Example model used in this post: Qwen2.5-Coder-7B-Instruct-GGUF. I used the Q4_K_M quantized file.

On the Hugging Face repo you'll see several quantizations (Q2–Q8). Q4 is a good balance for local use: smaller file, decent quality.

3.1 Download the GGUF file

Download the Q4_K_M (or your chosen) .gguf file and put it in a stable folder, e.g.:

C:\Users\<YourUser>\.llm_models\

Replace <YourUser> with your Windows username.

3.2 Start the llama.cpp server

Use a port that doesn't clash with OpenWebUI (8080). Here we use 10000.

llama-server -m "C:\Users\<YourUser>\.llm_models\Qwen2.5-Coder-7B-Instruct-Q4_K_M.gguf" --port 10000

Leave this terminal open. You should now have an OpenAI-compatible API at:

http://localhost:10000

Step 4: Connect OpenWebUI to llama.cpp

With both the llama-server and OpenWebUI running:

Open OpenWebUI at http://localhost:8080.
Go to Settings → Connections (or Admin → Connections, depending on your OpenWebUI version).
Add an OpenAI-compatible connection (see screenshot below): Base URL http://localhost:10000/v1, API key empty or a placeholder like local if required.

Save, select the new connection/model in the UI, and send a test message. If the model answers, the stack is working.

What you get

A browser chat (OpenWebUI) talking to a model that runs on your machine (llama.cpp).
No external API calls.
No paid subscriptions.

Trade-offs and limitations

RAM/VRAM is the real limit. Bigger models and longer context need more memory.
Disk space adds up. Models live on disk (often several GB each, and you may keep several quantizations).
Smaller models have limits.
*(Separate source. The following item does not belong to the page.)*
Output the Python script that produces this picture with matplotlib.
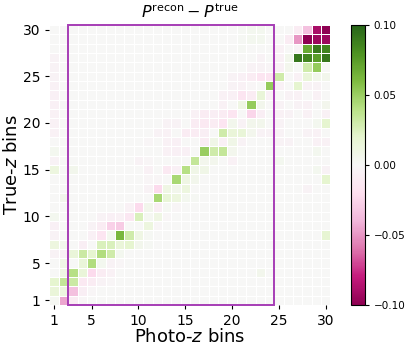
import matplotlib
matplotlib.use("Agg")
import matplotlib.pyplot as plt
import numpy as np

n_bins = 30
tick_bins = [1, 5, 10, 15, 20, 25, 30]

# (true-z bin, photo-z bin, P_recon - P_true); the rest is ~0
strong_cells = [
    (1, 2, -0.045), (1, 3, -0.010), (1, 1, 0.003),
    (2, 1, 0.015), (2, 2, 0.012), (2, 3, -0.035), (2, 4, -0.008),
    (3, 1, 0.020), (3, 2, 0.035), (3, 3, 0.032), (3, 4, -0.012), (3, 5, -0.010), (3, 6, -0.004),
    (4, 2, 0.010), (4, 3, 0.040), (4, 4, 0.015), (4, 5, -0.022), (4, 6, -0.010), (4, 7, -0.005),
    (4, 23, 0.006),
    (5, 2, 0.008), (5, 4, 0.015), (5, 5, 0.042), (5, 6, 0.004), (5, 7, -0.004),
    (6, 1, -0.004), (6, 2, -0.005), (6, 3, 0.015), (6, 4, 0.032), (6, 5, 0.020), (6, 6, 0.042),
    (6, 7, 0.030), (6, 8, 0.004),
    (7, 1, 0.012), (7, 2, 0.005), (7, 4, -0.008), (7, 6, 0.025), (7, 7, 0.025), (7, 8, 0.015),
    (7, 9, 0.020), (7, 10, 0.006),
    (8, 1, -0.004), (8, 5, -0.006), (8, 6, -0.015), (8, 7, 0.004), (8, 8, 0.062), (8, 9, 0.030),
    (8, 10, 0.010), (8, 30, 0.018),
    (9, 1, -0.006), (9, 5, -0.004), (9, 6, -0.010), (9, 7, -0.027), (9, 8, -0.030), (9, 11, 0.012),
    (10, 1, 0.004), (10, 6, -0.004), (10, 7, -0.006), (10, 8, -0.005), (10, 9, -0.014),
    (10, 10, 0.025), (10, 11, 0.003), (10, 12, 0.010),
    (11, 9, -0.005), (11, 10, -0.022), (11, 11, 0.006), (11, 12, -0.008),
    (12, 2, 0.006), (12, 12, 0.045), (12, 13, 0.016), (12, 14, 0.012), (12, 15, 0.004),
    (13, 11, -0.004), (13, 12, -0.022), (13, 13, 0.010), (13, 14, 0.006), (13, 15, 0.012),
    (13, 28, -0.004),
    (14, 14, 0.045), (14, 15, 0.010), (14, 16, 0.006), (14, 30, 0.020),
    (15, 1, 0.012), (15, 3, 0.006), (15, 11, -0.005), (15, 13, -0.012), (15, 14, -0.006),
    (15, 15, 0.040), (15, 16, 0.008), (15, 17, 0.008), (15, 29, 0.004), (15, 30, -0.004),
    (16, 1, -0.004), (16, 10, -0.004), (16, 16, 0.035), (16, 17, 0.005), (16, 18, 0.005),
    (16, 20, -0.005), (16, 25, 0.004),
    (17, 1, 0.004), (17, 13, -0.005), (17, 14, -0.006), (17, 15, -0.006), (17, 17, 0.050),
    (17, 18, 0.030), (17, 19, 0.035), (17, 20, 0.005), (17, 29, 0.004),
    (18, 13, -0.005), (18, 14, -0.006), (18, 17, -0.010), (18, 18, 0.008), (18, 19, -0.006),
    (18, 20, 0.008), (18, 21, -0.004), (18, 25, -0.004), (18, 26, -0.004), (18, 29, -0.005),
    (18, 30, -0.005),
    (19, 1, -0.005), (19, 12, -0.004), (19, 13, -0.005), (19, 15, -0.010), (19, 16, -0.010),
    (19, 17, -0.008), (19, 19, 0.030), (19, 20, 0.015), (19, 21, 0.016), (19, 22, 0.005),
    (19, 23, -0.004), (19, 24, -0.004), (19, 25, -0.004), (19, 28, -0.004), (19, 29, -0.005),
    (20, 1, -0.005), (20, 13, -0.004), (20, 14, -0.004), (20, 16, -0.010), (20, 17, -0.012),
    (20, 18, -0.010), (20, 19, -0.016), (20, 20, 0.006), (20, 21, -0.004), (20, 22, 0.006),
    (20, 23, 0.006), (20, 25, -0.004), (20, 29, 0.004), (20, 30, 0.020),
    (21, 1, -0.005), (21, 16, -0.005), (21, 17, -0.010), (21, 18, -0.008), (21, 19, -0.010),
    (21, 20, -0.015), (21, 22, -0.025), (21, 23, -0.008), (21, 25, -0.005), (21, 26, -0.004),
    (21, 28, -0.005), (21, 30, -0.005),
    (22, 1, -0.006), (22, 19, -0.005), (22, 21, 0.010), (22, 22, 0.052), (22, 23, 0.006),
    (22, 25, -0.004), (22, 27, -0.004), (22, 28, -0.005), (22, 30, 0.005),
    (23, 1, -0.006), (23, 19, -0.005), (23, 20, -0.006), (23, 21, -0.015), (23, 22, -0.010),
    (23, 23, 0.016), (23, 24, -0.005), (23, 26, -0.004), (23, 27, -0.005), (23, 29, -0.005),
    (24, 1, -0.005), (24, 20, -0.004), (24, 21, -0.005), (24, 24, 0.052), (24, 25, -0.005),
    (24, 27, 0.020), (24, 28, -0.004), (24, 29, -0.004),
    (25, 1, -0.004), (25, 20, -0.004), (25, 21, -0.006), (25, 22, -0.010), (25, 23, -0.016),
    (25, 24, -0.016), (25, 25, 0.030), (25, 27, -0.005), (25, 28, 0.015), (25, 29, 0.006),
    (25, 30, 0.006),
    (26, 1, -0.004), (26, 22, -0.004), (26, 23, -0.004), (26, 25, -0.006), (26, 26, 0.005),
    (26, 28, 0.030), (26, 29, 0.052),
    (27, 1, -0.004), (27, 23, -0.004), (27, 25, -0.006), (27, 26, 0.006), (27, 27, 0.092),
    (27, 28, 0.085), (27, 29, 0.075), (27, 30, 0.092),
    (28, 25, -0.005), (28, 27, -0.004), (28, 28, 0.068), (28, 29, 0.090), (28, 30, 0.086),
    (29, 22, 0.004), (29, 23, 0.004), (29, 26, -0.010), (29, 27, -0.050), (29, 28, -0.100),
    (29, 29, -0.095), (29, 30, -0.095),
    (30, 22, 0.004), (30, 23, 0.004), (30, 27, -0.010), (30, 28, -0.035), (30, 29, -0.090),
    (30, 30, -0.100),
]

# faint off-diagonal noise that makes most cells slightly tinted
faint_cells = [
    (1, 4, -0.002), (2, 5, -0.002), (3, 7, -0.002), (5, 8, -0.002), (7, 11, 0.002),
    (8, 11, 0.002), (9, 12, -0.002), (10, 13, -0.002), (11, 13, 0.002), (11, 14, -0.002),
    (12, 16, 0.002), (14, 11, -0.002), (14, 12, -0.002), (16, 11, -0.002), (18, 11, -0.002),
    (24, 22, -0.002), (26, 24, -0.003), (28, 21, 0.002), (29, 21, 0.002), (30, 21, 0.002),
]

diff = np.zeros((n_bins, n_bins))
for t, p, v in strong_cells + faint_cells:
    diff[t - 1, p - 1] = v

fig = plt.figure(figsize=(4.09, 3.51), dpi=100)
ax = fig.add_axes([0.121, 0.131, 0.687, 0.798])
cax = fig.add_axes([0.858, 0.131, 0.034, 0.798])

edges = np.arange(n_bins + 1)
mesh = ax.pcolormesh(edges, edges, diff, cmap="PiYG", vmin=-0.1, vmax=0.1,
                     edgecolors="white", linewidth=0.7)
ax.set_xlim(0, n_bins)
ax.set_ylim(0, n_bins)

# photo-z cut used in the analysis
ax.add_patch(plt.Rectangle((2, 0), 22, 30, fill=False, edgecolor="#a63db5",
                           linewidth=1.4, clip_on=False, zorder=5))

for s in ax.spines.values():
    s.set_visible(False)
ticks = [b - 0.5 for b in tick_bins]
ax.set_xticks(ticks)
ax.set_xticklabels([str(b) for b in tick_bins], fontsize=10)
ax.set_yticks(ticks)
ax.set_yticklabels([str(b) for b in tick_bins], fontsize=10)
ax.tick_params(length=3, width=0.8)
ax.set_xlabel("Photo-$z$ bins", fontsize=13, labelpad=0)
ax.set_ylabel("True-$z$ bins", fontsize=13, labelpad=1)
ax.set_title(r"$P^{\rm recon} - P^{\rm true}$", fontsize=11.5, pad=5)

cb = fig.colorbar(mesh, cax=cax, ticks=[-0.10, -0.05, 0.0, 0.05, 0.10])
cb.ax.set_yticklabels(["\u22120.10", "\u22120.05", "0.00", "0.05", "0.10"])
cb.ax.tick_params(labelsize=7.5, length=3, width=0.8)
cb.outline.set_linewidth(0.8)

fig.savefig("out.png", dpi=100)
On modest hardware, what you can run may not be enough for heavy reasoning, long-form planning, or high-stakes tasks.

Troubleshooting

OpenWebUI loads but no model appears

Confirm llama-server is running and that http://localhost:10000 responds (e.g. in a browser or with curl).
Make sure you didn’t use the same port as OpenWebUI (8080).

Connection fails

Try http://127.0.0.1:10000 instead of http://localhost:10000.
Check that Windows Firewall isn’t blocking local connections.

It’s slow

Use a smaller model or lower quantization (e.g. Q4).
Reduce context length if you increased it.
On NVIDIA: confirm you use the CUDA build and that the runtime DLLs are in the same folder as the executables.

Wrap-up

You now have a local chat stack: OpenWebUI for the UI, llama.cpp for inference, and a GGUF model from Hugging Face. Solid baseline for privacy-first, no-subscription experimentation. Next steps: try different models (general vs coder), other quantizations, or tuning context length for your workload.